◆ What to work on ◆
Only the lines from the start of the data to the line containing "47, 30, 20]", both included, should be output, exactly and without pictures.

◆ Dataset extract ◆
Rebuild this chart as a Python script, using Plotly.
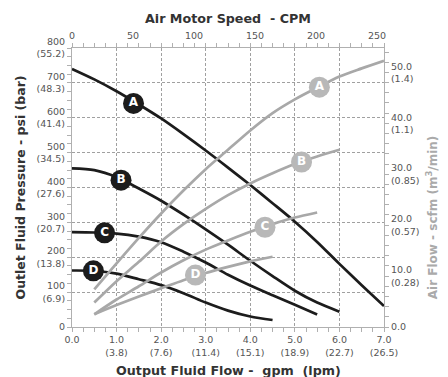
import plotly.graph_objects as go

# ---------------- data ----------------
# Fluid flow (gpm) and outlet pressure (psi) for curves A-D (black)
flow_A = [0.0, 0.5, 1.0, 1.5, 2.0, 2.5, 3.0, 3.5, 4.0, 4.5, 5.0, 5.5, 6.0, 6.5, 7.0]
psi_A = [740, 710, 676, 638, 598, 553, 506, 457, 407, 355, 302, 244, 181, 120, 60]
flow_B = [0.0, 0.5, 1.0, 1.5, 2.0, 2.5, 3.0, 3.5, 4.0, 4.5, 5.0, 5.5, 6.0]
psi_B = [455, 450, 430, 397, 362, 322, 280, 236, 190, 146, 104, 70, 44]
flow_C = [0.0, 0.5, 1.0, 1.5, 2.0, 2.5, 3.0, 3.5, 4.0, 4.5, 5.0, 5.5]
psi_C = [272, 271, 268, 259, 243, 216, 185, 150, 119, 91, 64, 36]
flow_D = [0.0, 0.5, 1.0, 1.5, 2.0, 2.5, 3.0, 3.5, 4.0, 4.5]
psi_D = [162, 161, 153, 137, 120, 97, 70, 47, 30, 20]

# Fluid flow (gpm) and air flow (scfm) for curves A-D (gray)
aflow_A = [0.5, 1.0, 1.5, 2.0, 2.5, 3.0, 3.5, 4.0, 4.5, 5.0, 5.5, 6.0, 6.5, 7.0]
scfm_A = [7.4, 12.5, 17.5, 22.3, 26.8, 31.0, 34.8, 38.6, 42.0, 44.7, 47.0, 49.2, 50.8, 52.3]
aflow_B = [0.5, 1.0, 1.5, 2.0, 2.5, 3.0, 3.5, 4.0, 4.5, 5.0, 5.5, 6.0]
scfm_B = [4.8, 9.0, 12.8, 16.8, 20.2, 23.2, 25.9, 28.2, 30.2, 32.0, 33.5, 34.8]
aflow_C = [0.5, 1.0, 1.5, 2.0, 2.5, 3.0, 3.5, 4.0, 4.5, 5.0, 5.5]
scfm_C = [2.5, 5.4, 8.0, 10.7, 13.1, 15.2, 17.0, 18.7, 20.2, 21.5, 22.5]
aflow_D = [0.5, 1.0, 1.5, 2.0, 2.5, 3.0, 3.5, 4.0, 4.5]
scfm_D = [2.5, 4.3, 6.0, 7.6, 9.2, 10.6, 11.8, 12.9, 13.8]

# Curve label positions
label_names = ["A", "B", "C", "D"]
label_flow_psi = [1.38, 1.1, 0.73, 0.48]
label_psi = [641, 421, 270, 161]
label_flow_air = [5.55, 5.15, 4.33, 2.77]
label_scfm = [47.1, 32.4, 19.6, 10.2]

# Tick labels
flow_ticks = [0, 1, 2, 3, 4, 5, 6, 7]
flow_ticktext = ["0.0", "1.0<br>(3.8)", "2.0<br>(7.6)", "3.0<br>(11.4)", "4.0<br>(15.1)",
                 "5.0<br>(18.9)", "6.0<br>(22.7)", "7.0<br>(26.5)"]
psi_ticks = [0, 100, 200, 300, 400, 500, 600, 700, 800]
psi_ticktext = ["0", "100<br>(6.9)", "200<br>(13.8)", "300<br>(20.7)", "400<br>(27.6)",
                "500<br>(34.5)", "600<br>(41.4)", "700<br>(48.3)", "800<br>(55.2)"]
scfm_ticks = [0, 10, 20, 30, 40, 50]
scfm_ticktext = ["0.0", "10.0<br>(0.28)", "20.0<br>(0.57)", "30.0<br>(0.85)", "40.0<br>(1.1)", "50.0<br>(1.4)"]
cpm_ticks = [0, 50, 100, 150, 200, 250]

# ---------------- styles ----------------
FONT = "DejaVu Sans"
BLACK = "#1c1c1c"
GRAY = "#a8a8a8"
GRAY_LABEL = "#b8b8b8"
AXIS = "#b0b0b0"
TICKFONT = dict(family=FONT, size=9.5, color="#555555")

fig = go.Figure()

for fx, fy in [(flow_A, psi_A), (flow_B, psi_B), (flow_C, psi_C), (flow_D, psi_D)]:
    fig.add_trace(go.Scatter(x=fx, y=fy, mode="lines",
                             line=dict(color=BLACK, width=2.7, shape="spline", smoothing=0.8),
                             xaxis="x", yaxis="y", hoverinfo="skip", showlegend=False))

for fx, fy in [(aflow_A, scfm_A), (aflow_B, scfm_B), (aflow_C, scfm_C), (aflow_D, scfm_D)]:
    fig.add_trace(go.Scatter(x=fx, y=fy, mode="lines",
                             line=dict(color=GRAY, width=2.7, shape="spline", smoothing=0.8),
                             xaxis="x", yaxis="y2", hoverinfo="skip", showlegend=False))

fig.add_trace(go.Scatter(x=label_flow_psi, y=label_psi, mode="markers+text", text=label_names,
                         textposition="middle center",
                         textfont=dict(family=FONT, size=12, color="white", weight="bold"),
                         marker=dict(size=21, color=BLACK, line=dict(width=0)),
                         xaxis="x", yaxis="y", hoverinfo="skip", showlegend=False))
fig.add_trace(go.Scatter(x=label_flow_air, y=label_scfm, mode="markers+text", text=label_names,
                         textposition="middle center",
                         textfont=dict(family=FONT, size=12, color="white", weight="bold"),
                         marker=dict(size=21, color=GRAY_LABEL, line=dict(width=0)),
                         xaxis="x", yaxis="y2", hoverinfo="skip", showlegend=False))

# invisible trace to create the top CPM axis
fig.add_trace(go.Scatter(x=cpm_ticks, y=[0] * len(cpm_ticks), mode="markers",
                         marker=dict(opacity=0), xaxis="x2", yaxis="y",
                         hoverinfo="skip", showlegend=False))

# page body has an 8px default margin, so the figure is 8px smaller on each side
fig.update_layout(
    width=440, height=369,
    margin=dict(l=64, r=64, t=40, b=50, autoexpand=False),
    paper_bgcolor="white", plot_bgcolor="white",
    font=dict(family=FONT),
    xaxis=dict(range=[0, 7], tickvals=flow_ticks, ticktext=flow_ticktext, tickfont=TICKFONT,
               showgrid=True, gridcolor="#a0a0a0", griddash="3px,2px", gridwidth=1,
               showline=True, linecolor=AXIS, linewidth=1, mirror="allticks",
               ticks="outside", ticklen=4, tickcolor=AXIS, automargin=False,
               minor=dict(dtick=0.25, ticks="outside", ticklen=4, tickcolor=AXIS, showgrid=False),
               zeroline=False),
    xaxis2=dict(range=[0, 255.7], overlaying="x", side="top", anchor="y",
                tickvals=cpm_ticks, tickfont=TICKFONT, showgrid=False, showline=False,
                ticks="", ticklabelstandoff=6, zeroline=False, automargin=False),
    yaxis=dict(range=[0, 800], tickvals=psi_ticks, ticktext=psi_ticktext, tickfont=TICKFONT,
               showgrid=True, gridcolor="#a0a0a0", griddash="3px,2px", gridwidth=1,
               showline=True, linecolor=AXIS, linewidth=1, mirror=False,
               ticks="outside", ticklen=4, tickcolor=AXIS, automargin=False,
               minor=dict(dtick=25, ticks="outside", ticklen=4, tickcolor=AXIS, showgrid=False),
               zeroline=False),
    yaxis2=dict(range=[0, 54.8], overlaying="y", side="right", anchor="x",
                tickvals=scfm_ticks, ticktext=scfm_ticktext, tickfont=TICKFONT,
                showgrid=False, showline=True, linecolor=AXIS, linewidth=1,
                ticks="outside", ticklen=4, tickcolor=AXIS, automargin=False,
                minor=dict(dtick=2, ticks="outside", ticklen=4, tickcolor=AXIS),
                zeroline=False),
    annotations=[
        dict(text="<b>Air Motor Speed  - CPM</b>", xref="paper", yref="paper", x=0.5, y=1,
             yshift=30, xanchor="center", yanchor="middle", showarrow=False,
             font=dict(family=FONT, size=12.7, color="#333333")),
        dict(text="<b>Output Fluid Flow -  gpm  (lpm)</b>", xref="paper", yref="paper", x=0.5, y=0,
             yshift=-43, xanchor="center", yanchor="middle", showarrow=False,
             font=dict(family=FONT, size=12.7, color="#333333")),
        dict(text="<b>Outlet Fluid Pressure - psi (bar)</b>", xref="paper", yref="paper", x=0, y=0.5,
             xshift=-52, xanchor="center", yanchor="middle", textangle=-90, showarrow=False,
             font=dict(family=FONT, size=12.5, color="#333333")),
        dict(text="<b>Air Flow - scfm (m<sup>3</sup>/min)</b>", xref="paper", yref="paper", x=1, y=0.39,
             xshift=48, xanchor="center", yanchor="middle", textangle=-90, showarrow=False,
             font=dict(family=FONT, size=12, color="#aaaaaa")),
    ],
)

fig.write_html("out.html")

◆ Solution for this task ◆
Rebuild this chart as a Python script, using Plotly.
import plotly.graph_objects as go

# ---------------- data ----------------
# Fluid flow (gpm) and outlet pressure (psi) for curves A-D (black)
flow_A = [0.0, 0.5, 1.0, 1.5, 2.0, 2.5, 3.0, 3.5, 4.0, 4.5, 5.0, 5.5, 6.0, 6.5, 7.0]
psi_A = [740, 710, 676, 638, 598, 553, 506, 457, 407, 355, 302, 244, 181, 120, 60]
flow_B = [0.0, 0.5, 1.0, 1.5, 2.0, 2.5, 3.0, 3.5, 4.0, 4.5, 5.0, 5.5, 6.0]
psi_B = [455, 450, 430, 397, 362, 322, 280, 236, 190, 146, 104, 70, 44]
flow_C = [0.0, 0.5, 1.0, 1.5, 2.0, 2.5, 3.0, 3.5, 4.0, 4.5, 5.0, 5.5]
psi_C = [272, 271, 268, 259, 243, 216, 185, 150, 119, 91, 64, 36]
flow_D = [0.0, 0.5, 1.0, 1.5, 2.0, 2.5, 3.0, 3.5, 4.0, 4.5]
psi_D = [162, 161, 153, 137, 120, 97, 70, 47, 30, 20]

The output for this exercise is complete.